■ GOAL OF THE EXERCISE
Reproduce exactly the lines below, from the first one through the line containing "const cx = 373, cy = 190, R = 126;", and omit any pictures.
—————
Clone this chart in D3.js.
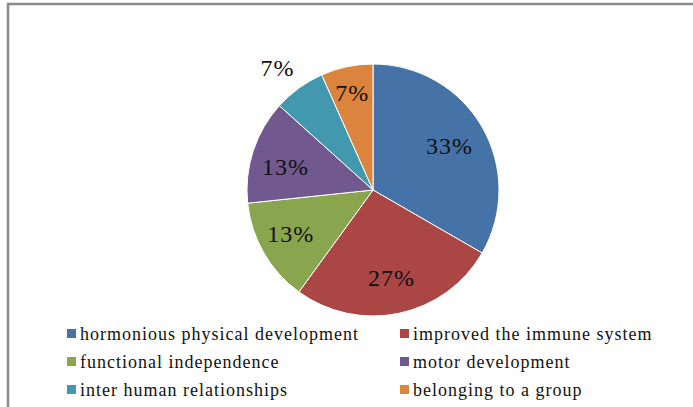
<!DOCTYPE html>
<html>
<head>
<meta charset="utf-8">
<script src="https://cdn.jsdelivr.net/npm/d3@7"></script>
<style>
  html, body { margin: 0; padding: 0; background: #fff; }
  svg { display: block; }
</style>
</head>
<body>
<svg id="chart" width="693" height="407"></svg>
<script>
// Benefits reported, as share of responses (counts out of 15)
const categories = [
  "hormonious physical development",
  "improved the immune system",
  "functional independence",
  "motor development",
  "inter human relationships",
  "belonging to a group"
];
const counts = [5, 4, 2, 2, 1, 1];
const percentLabels = ["33%", "27%", "13%", "13%", "7%", "7%"];
const colors = ["#4572A7", "#AA4643", "#89A54E", "#71588F", "#4198AF", "#DB843D"];

const svg = d3.select("#chart");
const W = 693, H = 407;

// chart-area frame (top and left edges visible)
svg.append("path")
  .attr("d", `M8,${H} L8,4 L${W},4`)
  .attr("fill", "none")
  .attr("stroke", "#8a8a8a")
  .attr("stroke-width", 2.5);

const cx = 373, cy = 190, R = 126;

const pie = d3.pie().sort(null).value(d => d.value);
const data = categories.map((c, i) => ({ name: c, value: counts[i], label: percentLabels[i], color: colors[i] }));
const arcs = pie(data);
const arc = d3.arc().innerRadius(0).outerRadius(R);

const g = svg.append("g").attr("transform", `translate(${cx},${cy})`);

g.selectAll("path.slice")
  .data(arcs)
  .join("path")
  .attr("class", "slice")
  .attr("d", arc)
  .attr("fill", d => d.data.color)
  .attr("stroke", "#ffffff")
  .attr("stroke-width", 1);

// label placement: radius factor and angular nudge (degrees) per slice
const labelRadius = [0.70, 0.71, 0.74, 0.72, 1.23, 0.79];
const labelNudge = [0, 0, 2, -3, -2, 0];

g.selectAll("text.pct")
  .data(arcs)
  .join("text")
  .attr("class", "pct")
  .each(function(d, i) {
    const a = (d.startAngle + d.endAngle) / 2 + labelNudge[i] * Math.PI / 180;
    const r = R * labelRadius[i];
    d3.select(this)
      .attr("x", r * Math.sin(a))
      .attr("y", -r * Math.cos(a));
  })
  .attr("text-anchor", "middle")
  .attr("dominant-baseline", "central")
  .attr("font-family", "'Liberation Serif', 'Times New Roman', serif")
  .attr("font-size", 24)
  .attr("letter-spacing", 1)
  .attr("fill", "#111")
  .text(d => d.data.label);

// legend: two columns, three rows
const legend = svg.append("g");
const colX = [67, 400];
const rowY = [334, 362, 390];
const items = legend.selectAll("g.item")
  .data(data)
  .join("g")
  .attr("class", "item")
  .attr("transform", (d, i) => `translate(${colX[i % 2]},${rowY[Math.floor(i / 2)]})`);

items.append("rect")
  .attr("x", 0).attr("y", -5)
  .attr("width", 9).attr("height", 9)
  .attr("fill", d => d.color);

items.append("text")
  .attr("x", 13).attr("y", 0)
  .attr("dominant-baseline", "central")
  .attr("font-family", "'Liberation Serif', 'Times New Roman', serif")
  .attr("font-size", 18)
  .attr("letter-spacing", 1)
  .attr("fill", "#111")
  .text(d => d.name);
</script>
</body>
</html>
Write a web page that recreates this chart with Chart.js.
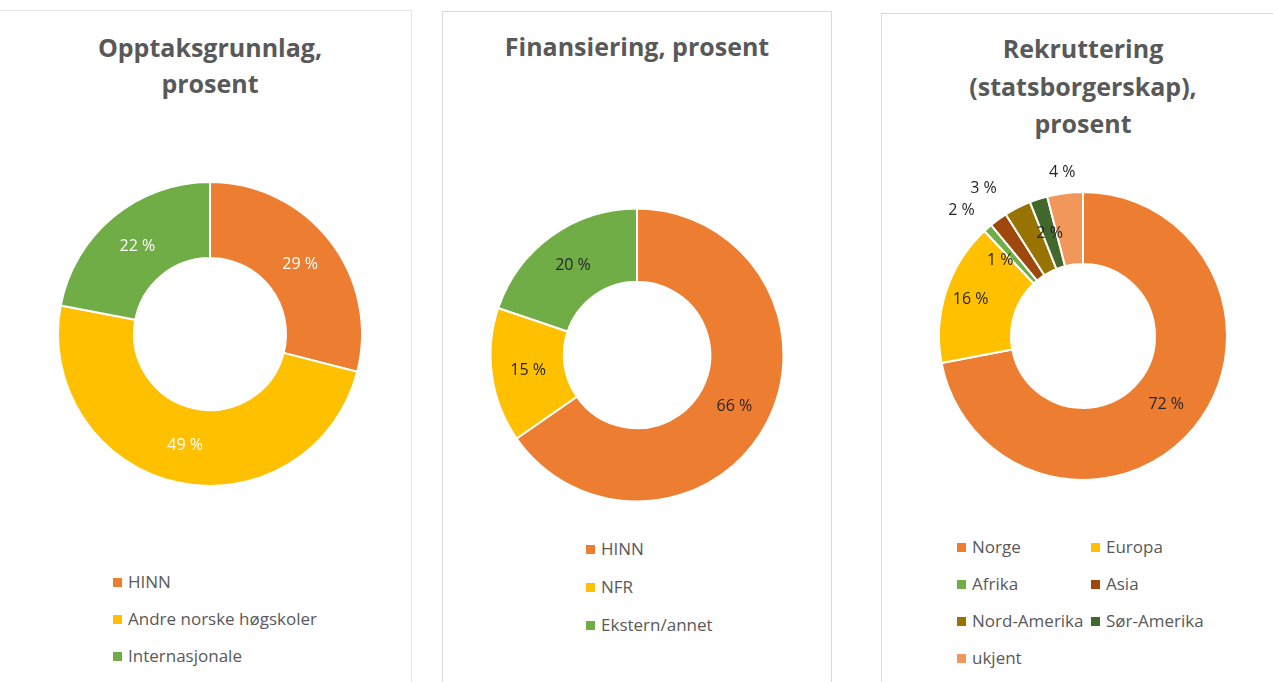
<!DOCTYPE html>
<html lang="no">
<head>
<meta charset="utf-8">
<title>Opptak, finansiering og rekruttering</title>
<script src="https://cdn.jsdelivr.net/npm/chart.js@4/dist/chart.umd.min.js"></script>
<style>
  body { margin: 0; width: 1273px; height: 682px; background: #fff; position: relative; overflow: hidden; font-family: "Open Sans", sans-serif; }
  .ramme { position: absolute; border: 1px solid #d9d9d9; }
  .tittel { position: absolute; text-align: center; font-weight: bold; font-size: 25px; line-height: 36px; color: #595959; }
  canvas { position: absolute; }
  .legende { position: absolute; font-size: 17px; color: #595959; }
  .legende .rad { position: absolute; white-space: nowrap; line-height: 20px; }
  .legende .rute { display: inline-block; width: 9px; height: 9px; margin-right: 6px; vertical-align: 1px; }
</style>
</head>
<body>

<div class="ramme" style="left:-2px; top:10px; width:412px; height:700px; border-color:#e6e6e6"></div>
<div class="ramme" style="left:442px; top:11px; width:388px; height:700px"></div>
<div class="ramme" style="left:881px; top:13px; width:420px; height:700px"></div>

<div class="tittel" style="left:10px; width:400px; top:29px">Opptaksgrunnlag,<br>prosent</div>
<div class="tittel" style="left:443px; width:388px; top:28px">Finansiering, prosent</div>
<div class="tittel" style="left:883px; width:400px; top:30px; line-height:37.5px">Rekruttering<br>(statsborgerskap),<br>prosent</div>

<canvas id="opptak" width="360" height="360" style="left:30px; top:154px"></canvas>
<canvas id="finans" width="340" height="340" style="left:467px; top:185px"></canvas>
<canvas id="rekrutt" width="380" height="380" style="left:893px; top:146px"></canvas>

<div class="legende" id="legOpptak" style="left:113px; top:572px"></div>
<div class="legende" id="legFinans" style="left:586px; top:539px"></div>
<div class="legende" id="legRekrutt" style="left:957px; top:537px"></div>

<script>
const opptakKategorier = ['HINN', 'Andre norske høgskoler', 'Internasjonale']
const opptakVerdier = [29, 49, 22]

const finansKategorier = ['HINN', 'NFR', 'Ekstern/annet']
const finansVerdier = [66, 15, 20]

const rekruttKategorier = ['Norge', 'Europa', 'Afrika', 'Asia', 'Nord-Amerika', 'Sør-Amerika', 'ukjent']
const rekruttVerdier = [72, 16, 1, 2, 3, 2, 4]

const farger = ['#ED7D31', '#FFC000', '#70AD47', '#9E480E', '#997300', '#43682B', '#F1975A']

// prosentetiketter tegnet ut fra buenes egen geometri
const etiketter = {
  id: 'etiketter',
  afterDatasetsDraw(chart, args, opts) {
    const ctx = chart.ctx
    const meta = chart.getDatasetMeta(0)
    const verdier = chart.data.datasets[0].data
    ctx.save()
    ctx.font = '16px "Open Sans"'
    ctx.fillStyle = opts.farge
    ctx.textAlign = 'center'
    ctx.textBaseline = 'middle'
    meta.data.forEach((bue, i) => {
      const p = bue.getProps(['x', 'y', 'startAngle', 'endAngle', 'innerRadius', 'outerRadius'], true)
      const plass = (opts.plassering && opts.plassering[i]) || {}
      const vinkel = (p.startAngle + p.endAngle) / 2 + (plass.dv || 0) * Math.PI / 180
      const r = plass.r ? p.outerRadius * plass.r : (p.innerRadius + p.outerRadius) / 2
      ctx.fillText(verdier[i] + ' %', p.x + Math.cos(vinkel) * r, p.y + Math.sin(vinkel) * r)
    })
    ctx.restore()
  }
}

function lagDonut(id, kategorier, verdier, padding, etikettOpts) {
  return new Chart(document.getElementById(id), {
    type: 'doughnut',
    data: {
      labels: kategorier,
      datasets: [{
        data: verdier,
        backgroundColor: farger.slice(0, verdier.length),
        borderColor: '#ffffff',
        borderWidth: 2
      }]
    },
    options: {
      responsive: false,
      animation: false,
      cutout: '50%',
      layout: { padding: padding },
      plugins: {
        legend: { display: false },
        tooltip: { enabled: false },
        etiketter: etikettOpts
      }
    },
    plugins: [etiketter]
  })
}

function lagLegende(chart, elId, kolonner, radAvstand, kolBredde) {
  const el = document.getElementById(elId)
  const elementer = Chart.overrides.doughnut.plugins.legend.labels.generateLabels(chart)
  elementer.forEach((e, i) => {
    const rad = document.createElement('div')
    rad.className = 'rad'
    rad.style.top = Math.floor(i / kolonner) * radAvstand + 'px'
    rad.style.left = (i % kolonner) * kolBredde + 'px'
    rad.innerHTML = '<span class="rute" style="background:' + e.fillStyle + '"></span>' + e.text
    el.appendChild(rad)
  })
}

const grafOpptak = lagDonut('opptak', opptakKategorier, opptakVerdier, 27, { farge: '#ffffff' })
const grafFinans = lagDonut('finans', finansKategorier, finansVerdier, 22.5, { farge: '#262626' })
const grafRekrutt = lagDonut('rekrutt', rekruttKategorier, rekruttVerdier, 45, {
  farge: '#262626',
  plassering: [null, { r: 0.82 }, { r: 0.78, dv: -6 }, { r: 1.215, dv: -8 }, { r: 1.236, dv: -7 }, null, { r: 1.146 }]
})

lagLegende(grafOpptak, 'legOpptak', 1, 37, 0)
lagLegende(grafFinans, 'legFinans', 1, 38, 0)
lagLegende(grafRekrutt, 'legRekrutt', 2, 37, 134)
</script>
</body>
</html>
—————
■ THE OUTPUT
Clone this chart in D3.js.
<!DOCTYPE html>
<html>
<head>
<meta charset="utf-8">
<script src="https://cdn.jsdelivr.net/npm/d3@7"></script>
<style>
  html, body { margin: 0; padding: 0; background: #fff; }
  svg { display: block; }
</style>
</head>
<body>
<svg id="chart" width="693" height="407"></svg>
<script>
// Benefits reported, as share of responses (counts out of 15)
const categories = [
  "hormonious physical development",
  "improved the immune system",
  "functional independence",
  "motor development",
  "inter human relationships",
  "belonging to a group"
];
const counts = [5, 4, 2, 2, 1, 1];
const percentLabels = ["33%", "27%", "13%", "13%", "7%", "7%"];
const colors = ["#4572A7", "#AA4643", "#89A54E", "#71588F", "#4198AF", "#DB843D"];

const svg = d3.select("#chart");
const W = 693, H = 407;

// chart-area frame (top and left edges visible)
svg.append("path")
  .attr("d", `M8,${H} L8,4 L${W},4`)
  .attr("fill", "none")
  .attr("stroke", "#8a8a8a")
  .attr("stroke-width", 2.5);

const cx = 373, cy = 190, R = 126;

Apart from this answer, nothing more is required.